With three decks split by rough estimate of attribute they best support, there is a bit more mix in each one for item types... but not perfectly of course. And we require that the player drawing draw from the decks in rotation (starting with which one they want to try first).

miles601 said:

Splitting the market deck in 3 piles depending on its main stat was probably the variant I enjoyed most, but it was also the most time consuming to set up.

You're right of course, unless once you've sorted them you continue to keep them separated for the next game. That's what we do. When putting them away we put one face down, stack the next face up on top the first, and the last face down. They are then all stacked together but easy to fan through and separate for shuffling at the next game. The same can be done for other market multi-deck approaches. When we buy a new expansion with more market cards, we sit down and decide what goes where... and then its done for good. We are also separating out the Allies as a fourth deck, by the by.
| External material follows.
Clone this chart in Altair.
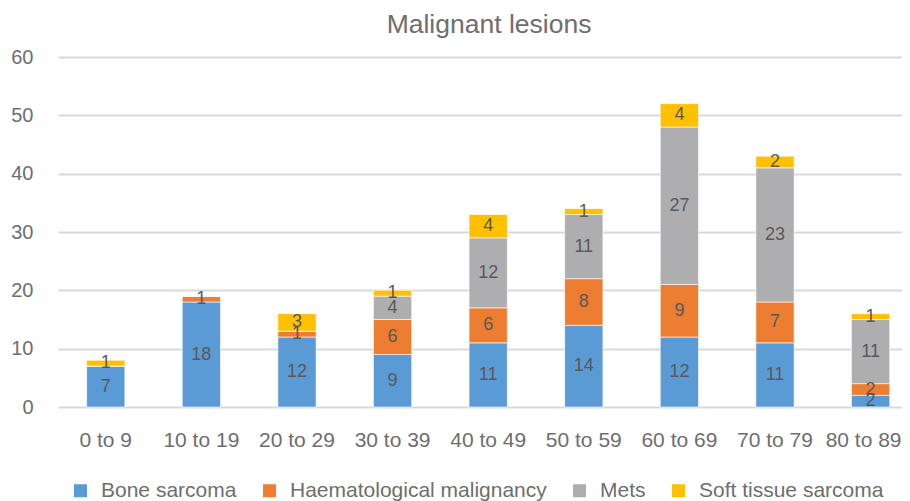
import altair as alt
import pandas as pd

ages = ["0 to 9", "10 to 19", "20 to 29", "30 to 39", "40 to 49",
        "50 to 59", "60 to 69", "70 to 79", "80 to 89"]
series = ["Bone sarcoma", "Haematological malignancy", "Mets", "Soft tissue sarcoma"]
bone = [7, 18, 12, 9, 11, 14, 12, 11, 2]
haem = [0, 1, 1, 6, 6, 8, 9, 7, 2]
mets = [0, 0, 0, 4, 12, 11, 27, 23, 11]
soft = [1, 0, 3, 1, 4, 1, 4, 2, 1]
colors = ["#5B9BD5", "#ED7D31", "#AEAEB1", "#FFC000"]

rows = []
for si, (name, vals) in enumerate(zip(series, [bone, haem, mets, soft])):
    for a, v in zip(ages, vals):
        rows.append({"age": a, "series": name, "value": v, "order": si})
df = pd.DataFrame(rows)

FONT = "Liberation Sans, Arial, sans-serif"
TXT = "#595959"
AXT = "#6E6E6E"

xscale = alt.Scale(paddingInner=0.6, paddingOuter=0.214, align=0.7, round=False)
xaxis = alt.Axis(title=None, domain=False, ticks=False, tickSize=0, labelAngle=0,
                 labelFont=FONT, labelFontSize=21, labelColor=AXT,
                 labelBaseline="alphabetic", labelPadding=39,
                 labelOffset={"condition": {"test": "datum.value == '80 to 89'", "value": -7},
                              "value": 0})
yaxis = alt.Axis(title=None, domain=False, ticks=False, tickSize=0,
                 values=[0, 10, 20, 30, 40, 50, 60], grid=True,
                 gridColor="#D9D9D9", gridWidth=2,
                 labelFont=FONT, labelFontSize=20, labelColor=AXT,
                 labelPadding=25)

base = alt.Chart(df).transform_stack(
    stack="value", groupby=["age"], as_=["y0", "y1"],
    sort=[alt.SortField("order", order="ascending")]
)

bars = base.mark_bar(stroke="white", strokeWidth=0.6).encode(
    x=alt.X("age:N", sort=ages, scale=xscale, axis=xaxis),
    y=alt.Y("y0:Q", scale=alt.Scale(domain=[0, 60], nice=False), axis=yaxis),
    y2="y1:Q",
    color=alt.Color("series:N",
                    scale=alt.Scale(domain=series, range=colors),
                    legend=alt.Legend(title=None, orient="none", legendX=12, legendY=423,
                                      direction="horizontal", symbolType="square",
                                      symbolSize=169, symbolStrokeWidth=0,
                                      labelFont=FONT, labelFontSize=21, labelColor=AXT,
                                      labelOffset=10, columnPadding=22, padding=0,
                                      labelLimit=0)),
)

labels = base.transform_filter("datum.value > 0").transform_calculate(
    mid="(datum.y0 + datum.y1) / 2"
).mark_text(font=FONT, fontSize=18, color=TXT, baseline="middle").encode(
    x=alt.X("age:N", sort=ages, scale=xscale, axis=xaxis),
    y=alt.Y("mid:Q", scale=alt.Scale(domain=[0, 60], nice=False), axis=yaxis),
    text="value:Q",
)

chart = alt.layer(bars, labels).properties(
    width=844, height=350,
    title=alt.TitleParams("Malignant lesions", font=FONT, fontSize=26.5, color=AXT,
                          fontWeight="normal", anchor="middle", frame="group",
                          offset=9, dx=9),
    autosize=alt.AutoSizeParams(type="none"),
    padding={"left": 50, "top": 49, "right": 0, "bottom": 94},
).configure_view(stroke=None)

chart.save("out.html", embed_options={"renderer": "svg", "actions": False})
Finding people is a bit different, and they wouldn't really be found in a "market." When you have two allies, you wouldn't be looking for such, so drawing one is kind of odd.

As to the draw two and pick, we've tried that as well. It works just fine too, though it doesn't address the approach of "shopping for need" in a big town or city.

That was what I liked best about the system. It gives a feeling that you are going to a city and actually looking for something being sold that could meet your needs. Ex. Why would a warrior go to a store that sells magic wands?

OTOH, the market deck is supposed to be rare, magic items so those things would tend to not just be stocked in a wal-mart in Dawnsmoor.

I like your ideas about seperating the decks and leaving them seperated between games. That certainly solves my issue with a long set up before every game.

miles601 said:

...those things would tend to not just be stocked in a wal-mart in Dawnsmoor.

gran_risa.gif I suppose if any city would, it might be Dawnsmoor.